Highlights sind für mich die Geräusche, welche die seltsamen Pflanzen machen, der klingende Ton bei der Ringübergabe und die Flüssigkeit, die über Wendelin geschüttet wird.
Für die Effekte gibt es unterschiedlichen Einsatz von Hall. Bei der Fahrt durch das Tor schallt das Hufgetrappel, um dessen Enge zu verdeutlichen, und als die Geschichte des Lausebengels erzählt wird, beginnt diese ebenfalls mit leichtem Hall, um dem Hörer klarzumachen, daß sie in der Vergangenheit passiert ist. Der Hall mit dem die Geräusche in Zuckermanns kleinem Haus unterlegt sind, sorgen dafür das bedrohliche Charakter des Anwesens noch verstärkt wird.

Zu den Sprechern:
Dirk Petrick(Wendelin) überzeugt auf ganzer Linie als sehr junger, vom Schicksal gebeutelter Mann.

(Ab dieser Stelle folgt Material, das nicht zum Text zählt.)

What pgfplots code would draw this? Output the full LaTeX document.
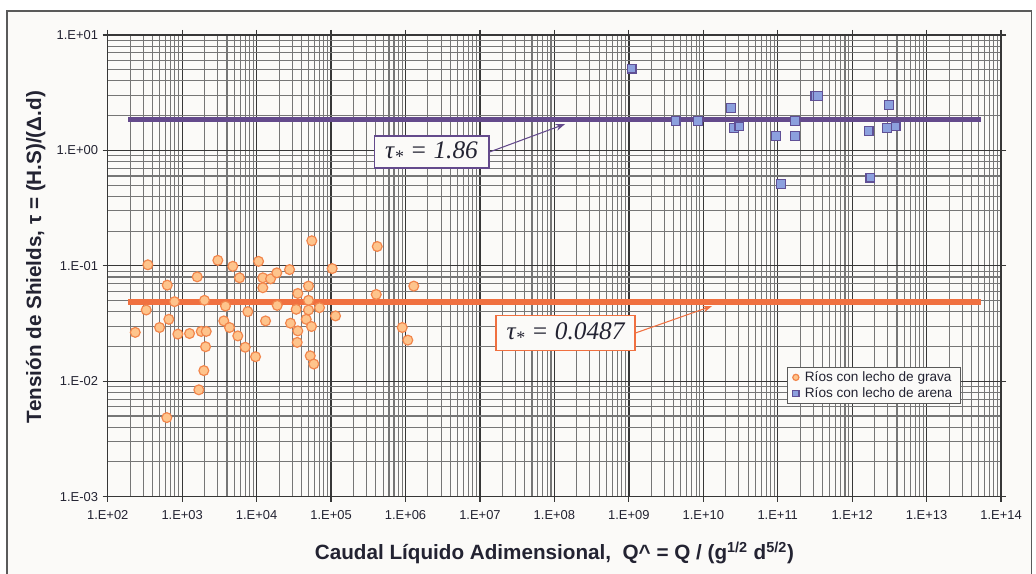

Seine sympathisch klingende Stimme nimmt den Hörer sofort für sich ein, und man teilt automatisch seine Gefühle. Nach der Trauer ist er unsicher, freut sich dann aber über seine neue Stellung, auch wenn er sich ein wenig vor den Gewächsen im Garten fürchtet. Egal ob verängstigt oder zufrieden, Petricks sprecherische Leistung ist immer auf den Punkt. Ebenso großartig agiert auch Bert Stevens(Herr Zuckermahn) in der Rolle des Hexenmeisters. Stevens spricht seinen Text mit harter, leicht rauer Stimme, und sobald er dämonisch lacht, jagt es einem geradezu Schauer über den Rücken. Selbst wenn er freundlich zu sein scheint, bleibt beim Hörer ein Gefühl von Unbehagen zurück. Regina Lemnitz(Wendelins Mutter) liefert ein eindrucksvolles Portrait der älteren Frau und Mutter. Mal raunt sie, dann flüstert sie, schließlich wirkt ihre Stimme brüchig, und sie stößt ihren Text regelrecht hervor. Auch Bodo Primus(Weber) weiß als alter Tuchmacher, der die Gerüchteküche befeuert und sich dabei gruselt, zu gefallen. Lutz Reichert(Graf) macht viel Spaß in seiner Rolle als entschlossener, hinterlistiger Adliger, der sich verrechnet hat. Noch beeindruckender ist aber Thomas Balou Martin(Herr Urian), der Zuckermahn bedrängt und unbarmherzig auf die Erfüllung seines Kontrakts besteht. In weiteren Nebenrollen sind Helmut Zierl (Nachbar) als freundlicher Mitbürger, der nur hinter vorgehaltener Hand flüstert, Edward McMenemy(Lausebengel) als vorwitziger Strolch, sowie Helmut Zierl(Erd-Geist), Bodo Primus(Luft-Geist), Regina Lemnitz(Feuer-Geist) und Lutz Reichert(Wasser-Geist) als fröhliche Verkörperung der vier Elemente, die Wendelins Wünsche erfüllen wollen, zu hören. Besondere Erwähnung verdienen Sigrid Burkholder(Elster Schackerack), die den Vogel mit so heller Stimme intoniert, daß es sich beinahe wie Vogelzwitschern anhört. Zwar veräppelt sie gern den Hund, ist aber auf Wendelins Seite und hilft ihm, wo es nur geht. Gleich in sechs verschiedenen Parts tritt Marc Gruppe auf: er ist der kurz angebundene Passant, der Kutscher, der sich über Winkelburg wundert, der Hund Zipferling, der heiser kläfft, der Servier-Affe, der vor sich hin keckert, das kleine Alräunchen und das amüsierte Heinzelmännchen. Da seine Darbietungen so kurz gehalten und teilweise ohne Text sind, fällt diese Mehrfachbesetzung jedoch gar nicht auf.


Fazit:
Fast 56 Minuten Laufzeit, angefüllt mit phantasievollen, unheimlichen Ereignissen.